Instructions to follow:
Filter this material down to the lines that hold "picture", copying each one.

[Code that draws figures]
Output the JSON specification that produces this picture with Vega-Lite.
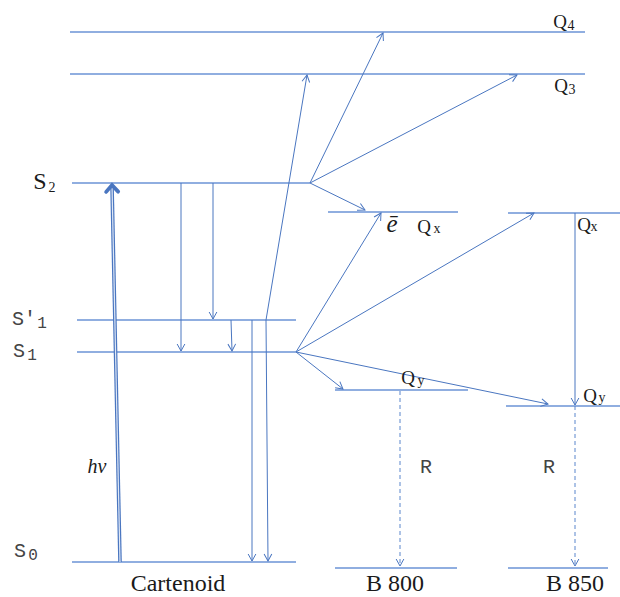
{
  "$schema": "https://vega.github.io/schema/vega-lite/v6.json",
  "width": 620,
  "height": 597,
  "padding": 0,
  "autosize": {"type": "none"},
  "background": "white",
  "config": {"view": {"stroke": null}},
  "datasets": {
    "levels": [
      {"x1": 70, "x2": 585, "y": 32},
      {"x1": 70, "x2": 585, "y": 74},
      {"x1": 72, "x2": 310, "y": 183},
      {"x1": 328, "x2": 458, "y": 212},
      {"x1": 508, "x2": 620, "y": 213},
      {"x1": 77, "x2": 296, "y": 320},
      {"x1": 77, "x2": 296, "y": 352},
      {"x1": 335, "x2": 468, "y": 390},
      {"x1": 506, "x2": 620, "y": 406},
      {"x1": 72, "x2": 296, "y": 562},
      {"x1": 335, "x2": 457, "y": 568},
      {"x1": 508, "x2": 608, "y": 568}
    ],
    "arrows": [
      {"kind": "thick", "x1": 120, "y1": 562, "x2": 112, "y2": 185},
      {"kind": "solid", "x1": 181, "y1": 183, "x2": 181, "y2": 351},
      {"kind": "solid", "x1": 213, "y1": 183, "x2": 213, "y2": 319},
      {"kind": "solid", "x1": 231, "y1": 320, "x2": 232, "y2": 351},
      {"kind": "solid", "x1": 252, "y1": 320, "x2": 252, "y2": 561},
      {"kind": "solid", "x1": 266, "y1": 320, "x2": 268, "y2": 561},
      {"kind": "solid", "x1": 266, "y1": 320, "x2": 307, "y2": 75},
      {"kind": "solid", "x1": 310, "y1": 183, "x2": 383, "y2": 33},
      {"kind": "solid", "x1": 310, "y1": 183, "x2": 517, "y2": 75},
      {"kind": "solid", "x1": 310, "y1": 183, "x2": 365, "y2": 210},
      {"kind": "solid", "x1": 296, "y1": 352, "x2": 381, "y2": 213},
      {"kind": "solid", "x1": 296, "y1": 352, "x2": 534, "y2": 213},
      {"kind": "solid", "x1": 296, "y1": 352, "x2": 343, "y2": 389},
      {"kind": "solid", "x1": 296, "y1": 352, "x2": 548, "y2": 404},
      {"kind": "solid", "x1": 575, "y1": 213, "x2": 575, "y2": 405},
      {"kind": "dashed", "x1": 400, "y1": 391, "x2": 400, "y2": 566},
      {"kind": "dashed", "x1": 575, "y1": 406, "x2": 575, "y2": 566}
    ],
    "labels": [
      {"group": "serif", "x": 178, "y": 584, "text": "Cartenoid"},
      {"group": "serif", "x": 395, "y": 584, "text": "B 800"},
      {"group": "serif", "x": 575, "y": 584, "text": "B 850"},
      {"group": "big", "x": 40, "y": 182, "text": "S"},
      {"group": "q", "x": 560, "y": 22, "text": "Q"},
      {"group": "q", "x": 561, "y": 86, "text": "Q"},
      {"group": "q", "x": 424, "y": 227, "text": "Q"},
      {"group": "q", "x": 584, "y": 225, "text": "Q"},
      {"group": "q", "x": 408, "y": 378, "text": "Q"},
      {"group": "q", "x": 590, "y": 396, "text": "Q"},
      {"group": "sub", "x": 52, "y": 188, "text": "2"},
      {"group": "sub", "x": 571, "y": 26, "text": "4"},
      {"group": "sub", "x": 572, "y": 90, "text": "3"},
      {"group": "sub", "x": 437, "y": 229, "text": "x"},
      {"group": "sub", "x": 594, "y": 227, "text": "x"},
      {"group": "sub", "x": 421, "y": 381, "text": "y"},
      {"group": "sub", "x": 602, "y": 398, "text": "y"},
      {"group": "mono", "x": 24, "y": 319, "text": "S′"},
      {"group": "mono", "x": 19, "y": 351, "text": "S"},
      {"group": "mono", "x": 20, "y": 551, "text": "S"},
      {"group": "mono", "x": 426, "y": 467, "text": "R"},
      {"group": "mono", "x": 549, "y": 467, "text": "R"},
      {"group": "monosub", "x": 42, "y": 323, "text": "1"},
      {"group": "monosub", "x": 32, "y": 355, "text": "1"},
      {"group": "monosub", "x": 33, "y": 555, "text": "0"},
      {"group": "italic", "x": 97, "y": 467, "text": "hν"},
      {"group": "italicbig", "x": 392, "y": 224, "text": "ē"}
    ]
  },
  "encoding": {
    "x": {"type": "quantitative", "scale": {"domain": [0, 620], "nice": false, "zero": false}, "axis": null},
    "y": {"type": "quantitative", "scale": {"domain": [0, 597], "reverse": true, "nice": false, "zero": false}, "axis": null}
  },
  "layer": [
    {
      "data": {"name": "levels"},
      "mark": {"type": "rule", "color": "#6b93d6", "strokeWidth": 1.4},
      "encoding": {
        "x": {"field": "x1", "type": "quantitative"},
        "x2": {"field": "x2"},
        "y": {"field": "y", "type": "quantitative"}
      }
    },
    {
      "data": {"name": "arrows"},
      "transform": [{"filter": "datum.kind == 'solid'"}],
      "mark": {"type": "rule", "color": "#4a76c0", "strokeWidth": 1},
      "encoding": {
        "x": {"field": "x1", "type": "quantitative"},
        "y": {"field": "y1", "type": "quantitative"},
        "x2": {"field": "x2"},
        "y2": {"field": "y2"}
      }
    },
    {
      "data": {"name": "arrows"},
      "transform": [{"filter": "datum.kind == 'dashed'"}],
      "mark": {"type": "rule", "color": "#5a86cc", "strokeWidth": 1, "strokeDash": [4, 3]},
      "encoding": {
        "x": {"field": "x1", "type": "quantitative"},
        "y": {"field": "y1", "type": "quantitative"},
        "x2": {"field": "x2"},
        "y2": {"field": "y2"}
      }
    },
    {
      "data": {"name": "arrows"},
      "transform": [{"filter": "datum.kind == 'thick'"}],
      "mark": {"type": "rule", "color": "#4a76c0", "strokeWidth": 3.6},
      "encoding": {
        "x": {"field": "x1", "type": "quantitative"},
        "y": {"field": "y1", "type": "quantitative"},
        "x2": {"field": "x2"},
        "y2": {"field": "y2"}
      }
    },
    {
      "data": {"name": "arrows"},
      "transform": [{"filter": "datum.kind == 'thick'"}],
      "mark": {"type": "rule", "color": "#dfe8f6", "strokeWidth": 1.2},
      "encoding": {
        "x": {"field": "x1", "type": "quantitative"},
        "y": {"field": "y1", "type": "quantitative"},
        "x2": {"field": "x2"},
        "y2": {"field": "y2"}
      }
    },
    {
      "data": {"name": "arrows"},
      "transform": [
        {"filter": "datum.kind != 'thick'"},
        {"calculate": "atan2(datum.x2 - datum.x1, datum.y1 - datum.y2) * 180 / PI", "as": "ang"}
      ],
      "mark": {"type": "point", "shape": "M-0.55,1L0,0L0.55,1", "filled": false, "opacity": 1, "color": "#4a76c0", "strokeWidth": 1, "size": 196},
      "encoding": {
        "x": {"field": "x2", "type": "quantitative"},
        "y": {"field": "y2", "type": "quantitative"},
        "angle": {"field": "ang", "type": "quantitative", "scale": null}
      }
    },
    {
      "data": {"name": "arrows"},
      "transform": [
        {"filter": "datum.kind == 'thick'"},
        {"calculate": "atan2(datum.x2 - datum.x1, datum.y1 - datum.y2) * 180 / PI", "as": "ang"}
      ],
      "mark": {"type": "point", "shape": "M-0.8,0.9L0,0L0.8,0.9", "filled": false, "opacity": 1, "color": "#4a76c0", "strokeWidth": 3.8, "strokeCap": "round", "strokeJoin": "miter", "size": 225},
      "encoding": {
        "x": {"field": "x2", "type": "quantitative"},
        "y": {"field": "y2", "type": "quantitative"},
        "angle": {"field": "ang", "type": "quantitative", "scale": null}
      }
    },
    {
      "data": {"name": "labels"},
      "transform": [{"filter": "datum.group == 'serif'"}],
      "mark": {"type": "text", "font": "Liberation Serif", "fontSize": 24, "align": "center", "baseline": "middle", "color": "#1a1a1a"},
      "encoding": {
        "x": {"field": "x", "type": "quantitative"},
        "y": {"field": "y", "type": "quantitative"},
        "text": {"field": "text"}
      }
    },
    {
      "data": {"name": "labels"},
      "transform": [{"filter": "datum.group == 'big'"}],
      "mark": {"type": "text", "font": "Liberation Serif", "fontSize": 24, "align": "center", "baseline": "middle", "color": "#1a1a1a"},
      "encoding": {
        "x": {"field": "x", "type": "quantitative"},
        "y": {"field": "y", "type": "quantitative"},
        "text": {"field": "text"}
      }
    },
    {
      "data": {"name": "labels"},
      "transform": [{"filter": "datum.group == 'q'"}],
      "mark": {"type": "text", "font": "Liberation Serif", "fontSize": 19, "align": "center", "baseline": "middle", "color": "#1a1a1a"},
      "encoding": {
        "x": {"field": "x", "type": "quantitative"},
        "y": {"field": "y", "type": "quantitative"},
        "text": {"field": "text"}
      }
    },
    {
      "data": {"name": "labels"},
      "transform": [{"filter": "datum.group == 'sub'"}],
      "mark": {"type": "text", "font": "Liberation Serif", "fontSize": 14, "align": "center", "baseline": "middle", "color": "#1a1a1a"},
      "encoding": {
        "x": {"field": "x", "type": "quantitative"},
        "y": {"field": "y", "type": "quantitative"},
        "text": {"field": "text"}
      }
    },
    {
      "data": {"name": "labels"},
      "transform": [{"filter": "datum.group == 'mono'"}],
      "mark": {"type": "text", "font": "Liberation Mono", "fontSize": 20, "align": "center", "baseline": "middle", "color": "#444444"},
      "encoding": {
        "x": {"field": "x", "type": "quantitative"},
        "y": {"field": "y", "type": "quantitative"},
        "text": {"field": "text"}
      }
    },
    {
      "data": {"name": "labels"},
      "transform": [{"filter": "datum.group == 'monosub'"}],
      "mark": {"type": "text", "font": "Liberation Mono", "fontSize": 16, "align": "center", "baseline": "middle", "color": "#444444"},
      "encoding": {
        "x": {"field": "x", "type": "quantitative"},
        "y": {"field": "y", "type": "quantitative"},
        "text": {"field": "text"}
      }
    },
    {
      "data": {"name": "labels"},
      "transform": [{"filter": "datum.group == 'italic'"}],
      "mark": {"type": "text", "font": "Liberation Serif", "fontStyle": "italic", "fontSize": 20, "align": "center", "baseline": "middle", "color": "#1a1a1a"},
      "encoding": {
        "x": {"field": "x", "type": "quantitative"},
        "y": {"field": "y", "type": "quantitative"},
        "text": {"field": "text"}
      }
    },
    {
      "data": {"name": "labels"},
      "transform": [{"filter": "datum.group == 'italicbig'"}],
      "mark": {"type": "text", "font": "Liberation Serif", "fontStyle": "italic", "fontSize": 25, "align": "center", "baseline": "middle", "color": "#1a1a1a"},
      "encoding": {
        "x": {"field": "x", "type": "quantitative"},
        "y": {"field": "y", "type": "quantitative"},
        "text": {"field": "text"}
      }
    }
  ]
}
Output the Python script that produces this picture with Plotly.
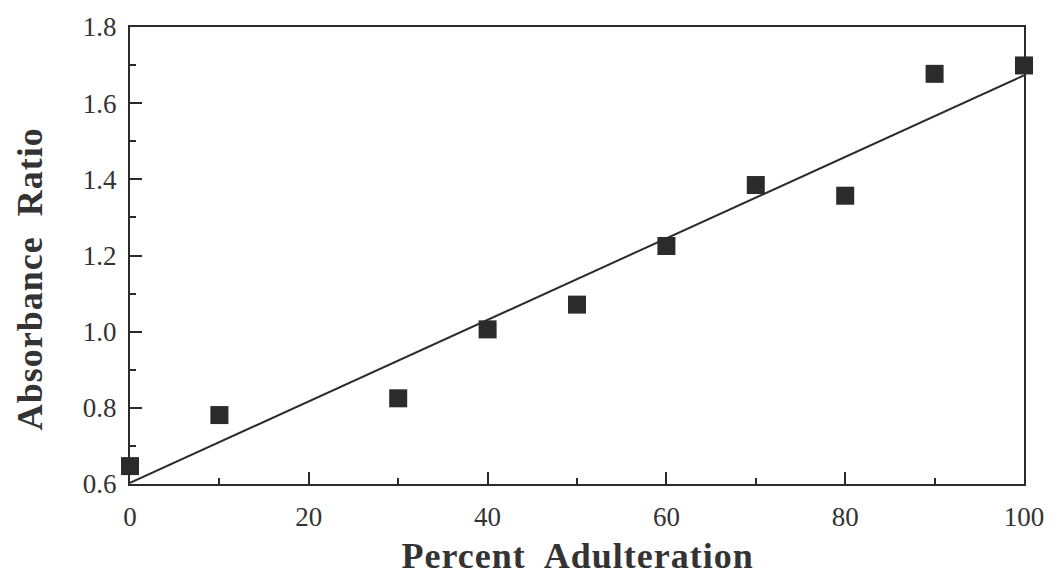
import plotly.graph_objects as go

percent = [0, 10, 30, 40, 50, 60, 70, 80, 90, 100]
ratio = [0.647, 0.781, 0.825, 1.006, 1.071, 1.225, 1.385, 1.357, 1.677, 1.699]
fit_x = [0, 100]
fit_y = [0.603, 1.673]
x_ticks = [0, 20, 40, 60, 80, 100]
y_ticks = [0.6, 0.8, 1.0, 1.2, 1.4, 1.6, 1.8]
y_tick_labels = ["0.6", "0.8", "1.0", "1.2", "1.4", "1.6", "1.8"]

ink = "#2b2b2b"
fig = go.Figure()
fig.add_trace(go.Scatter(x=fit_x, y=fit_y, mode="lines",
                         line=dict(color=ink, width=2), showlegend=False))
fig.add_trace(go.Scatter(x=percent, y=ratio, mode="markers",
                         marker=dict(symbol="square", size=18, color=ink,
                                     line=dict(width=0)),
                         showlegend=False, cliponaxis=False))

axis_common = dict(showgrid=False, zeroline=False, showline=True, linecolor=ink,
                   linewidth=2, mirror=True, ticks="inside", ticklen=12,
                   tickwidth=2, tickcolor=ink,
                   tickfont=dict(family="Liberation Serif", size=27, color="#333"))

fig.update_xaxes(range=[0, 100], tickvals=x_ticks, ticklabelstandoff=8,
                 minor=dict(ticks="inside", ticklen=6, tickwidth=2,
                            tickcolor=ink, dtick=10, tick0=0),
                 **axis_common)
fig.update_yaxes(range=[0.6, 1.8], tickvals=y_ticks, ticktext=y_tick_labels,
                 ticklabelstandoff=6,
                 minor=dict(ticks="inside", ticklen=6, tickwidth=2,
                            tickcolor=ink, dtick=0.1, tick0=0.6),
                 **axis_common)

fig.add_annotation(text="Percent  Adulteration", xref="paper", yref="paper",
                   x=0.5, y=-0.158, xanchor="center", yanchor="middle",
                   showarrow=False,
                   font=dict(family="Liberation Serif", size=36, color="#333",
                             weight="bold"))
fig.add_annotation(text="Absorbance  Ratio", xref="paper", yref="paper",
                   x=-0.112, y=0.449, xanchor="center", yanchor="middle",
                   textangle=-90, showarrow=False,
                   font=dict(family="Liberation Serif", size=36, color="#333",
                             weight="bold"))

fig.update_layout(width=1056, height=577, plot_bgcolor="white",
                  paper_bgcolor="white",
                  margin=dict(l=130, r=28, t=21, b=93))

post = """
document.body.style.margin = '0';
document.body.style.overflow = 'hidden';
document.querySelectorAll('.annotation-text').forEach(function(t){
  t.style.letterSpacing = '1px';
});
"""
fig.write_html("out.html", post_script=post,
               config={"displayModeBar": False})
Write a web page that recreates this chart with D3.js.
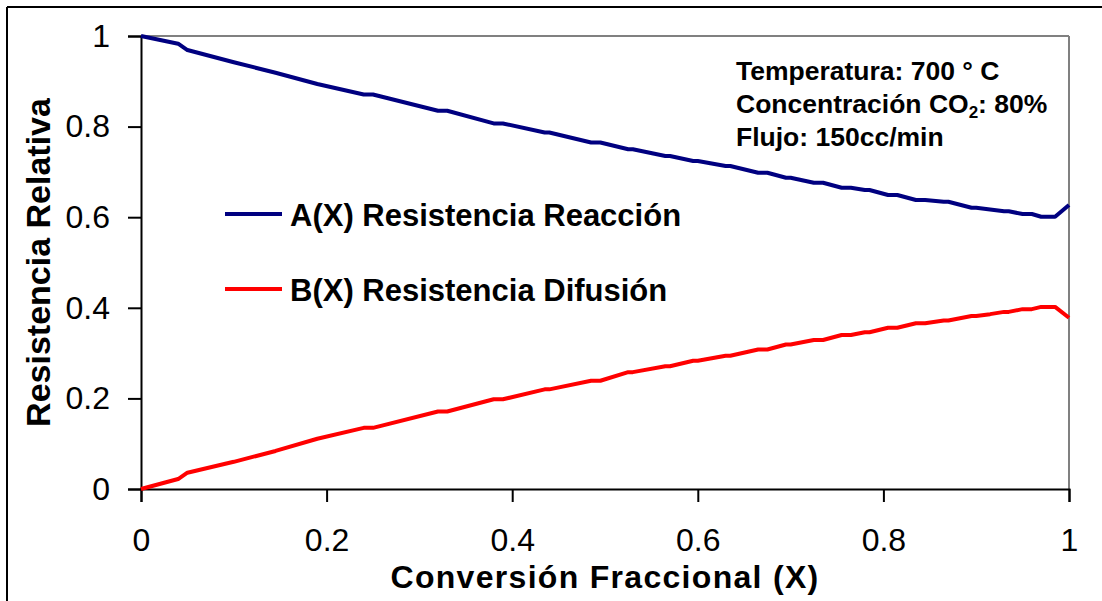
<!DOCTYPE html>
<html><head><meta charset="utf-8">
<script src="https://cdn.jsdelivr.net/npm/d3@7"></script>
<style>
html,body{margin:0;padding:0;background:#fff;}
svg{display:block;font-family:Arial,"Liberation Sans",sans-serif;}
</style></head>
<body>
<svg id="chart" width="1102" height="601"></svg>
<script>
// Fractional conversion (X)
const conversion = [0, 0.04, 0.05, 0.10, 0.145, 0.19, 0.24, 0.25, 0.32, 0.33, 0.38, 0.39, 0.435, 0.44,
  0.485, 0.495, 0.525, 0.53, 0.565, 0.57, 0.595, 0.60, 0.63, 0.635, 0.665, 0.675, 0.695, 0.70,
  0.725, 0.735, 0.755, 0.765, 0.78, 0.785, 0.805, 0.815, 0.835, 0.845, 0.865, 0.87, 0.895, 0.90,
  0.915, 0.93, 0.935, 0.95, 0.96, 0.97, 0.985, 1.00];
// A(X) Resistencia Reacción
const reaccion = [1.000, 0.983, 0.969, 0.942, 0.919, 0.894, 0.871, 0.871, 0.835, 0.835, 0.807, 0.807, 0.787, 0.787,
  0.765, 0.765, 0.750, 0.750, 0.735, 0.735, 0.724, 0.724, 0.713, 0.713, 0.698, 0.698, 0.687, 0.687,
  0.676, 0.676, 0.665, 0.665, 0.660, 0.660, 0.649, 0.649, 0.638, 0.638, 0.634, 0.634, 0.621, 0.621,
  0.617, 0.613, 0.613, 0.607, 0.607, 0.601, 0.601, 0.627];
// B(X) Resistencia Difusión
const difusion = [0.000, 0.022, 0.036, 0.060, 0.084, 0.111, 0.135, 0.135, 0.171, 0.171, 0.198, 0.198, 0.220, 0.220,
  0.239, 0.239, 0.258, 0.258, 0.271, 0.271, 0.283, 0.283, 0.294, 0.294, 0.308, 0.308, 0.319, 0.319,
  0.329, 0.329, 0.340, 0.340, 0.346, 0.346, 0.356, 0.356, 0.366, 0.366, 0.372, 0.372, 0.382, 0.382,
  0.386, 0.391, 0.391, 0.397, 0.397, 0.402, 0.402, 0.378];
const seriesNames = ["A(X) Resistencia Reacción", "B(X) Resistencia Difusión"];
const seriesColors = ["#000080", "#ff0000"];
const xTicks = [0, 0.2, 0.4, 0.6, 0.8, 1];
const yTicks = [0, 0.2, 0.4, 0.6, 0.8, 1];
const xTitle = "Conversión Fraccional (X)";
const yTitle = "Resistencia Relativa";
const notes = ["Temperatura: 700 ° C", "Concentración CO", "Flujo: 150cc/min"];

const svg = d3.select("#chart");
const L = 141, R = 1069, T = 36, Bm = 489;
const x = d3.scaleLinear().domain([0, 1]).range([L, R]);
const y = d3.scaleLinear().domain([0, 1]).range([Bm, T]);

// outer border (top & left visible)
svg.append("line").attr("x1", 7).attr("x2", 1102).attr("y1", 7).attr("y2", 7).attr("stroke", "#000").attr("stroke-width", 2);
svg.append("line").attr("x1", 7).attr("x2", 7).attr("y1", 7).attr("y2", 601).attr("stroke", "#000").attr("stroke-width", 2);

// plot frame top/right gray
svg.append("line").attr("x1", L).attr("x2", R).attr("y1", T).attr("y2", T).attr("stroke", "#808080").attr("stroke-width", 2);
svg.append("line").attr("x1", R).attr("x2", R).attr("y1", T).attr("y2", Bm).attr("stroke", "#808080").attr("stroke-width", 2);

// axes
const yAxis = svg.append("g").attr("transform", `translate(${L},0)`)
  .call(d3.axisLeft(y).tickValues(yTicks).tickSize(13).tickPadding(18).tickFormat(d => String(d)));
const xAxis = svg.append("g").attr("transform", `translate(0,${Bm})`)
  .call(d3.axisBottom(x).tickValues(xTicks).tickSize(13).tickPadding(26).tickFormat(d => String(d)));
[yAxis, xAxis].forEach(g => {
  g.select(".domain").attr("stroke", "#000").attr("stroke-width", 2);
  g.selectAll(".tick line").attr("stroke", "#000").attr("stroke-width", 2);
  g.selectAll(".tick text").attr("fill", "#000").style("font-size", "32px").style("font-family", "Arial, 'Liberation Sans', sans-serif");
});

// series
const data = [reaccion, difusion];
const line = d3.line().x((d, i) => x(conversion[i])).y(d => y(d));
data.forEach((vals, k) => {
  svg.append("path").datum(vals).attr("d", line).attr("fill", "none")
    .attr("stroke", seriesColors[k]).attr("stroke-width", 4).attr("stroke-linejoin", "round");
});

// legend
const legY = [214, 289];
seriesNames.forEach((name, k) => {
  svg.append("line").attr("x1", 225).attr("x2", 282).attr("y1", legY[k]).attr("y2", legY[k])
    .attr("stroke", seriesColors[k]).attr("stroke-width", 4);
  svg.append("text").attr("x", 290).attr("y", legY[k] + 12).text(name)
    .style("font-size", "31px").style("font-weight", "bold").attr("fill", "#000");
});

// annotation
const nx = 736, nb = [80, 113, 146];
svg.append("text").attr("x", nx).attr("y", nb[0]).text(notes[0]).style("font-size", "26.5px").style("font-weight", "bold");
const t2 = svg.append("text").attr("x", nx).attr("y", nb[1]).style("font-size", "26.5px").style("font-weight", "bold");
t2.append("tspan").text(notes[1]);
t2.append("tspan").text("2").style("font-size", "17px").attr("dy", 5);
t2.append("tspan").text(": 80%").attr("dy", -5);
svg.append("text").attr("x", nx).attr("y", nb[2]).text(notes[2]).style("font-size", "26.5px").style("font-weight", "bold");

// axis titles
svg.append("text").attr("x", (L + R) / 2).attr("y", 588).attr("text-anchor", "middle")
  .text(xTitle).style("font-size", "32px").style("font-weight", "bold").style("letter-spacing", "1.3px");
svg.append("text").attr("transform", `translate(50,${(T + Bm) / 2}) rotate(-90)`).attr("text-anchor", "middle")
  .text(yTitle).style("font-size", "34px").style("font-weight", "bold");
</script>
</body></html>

Exercise solution:
Output the JSON specification that produces this picture with Vega-Lite.
Output the Python script that produces this picture with Plotly.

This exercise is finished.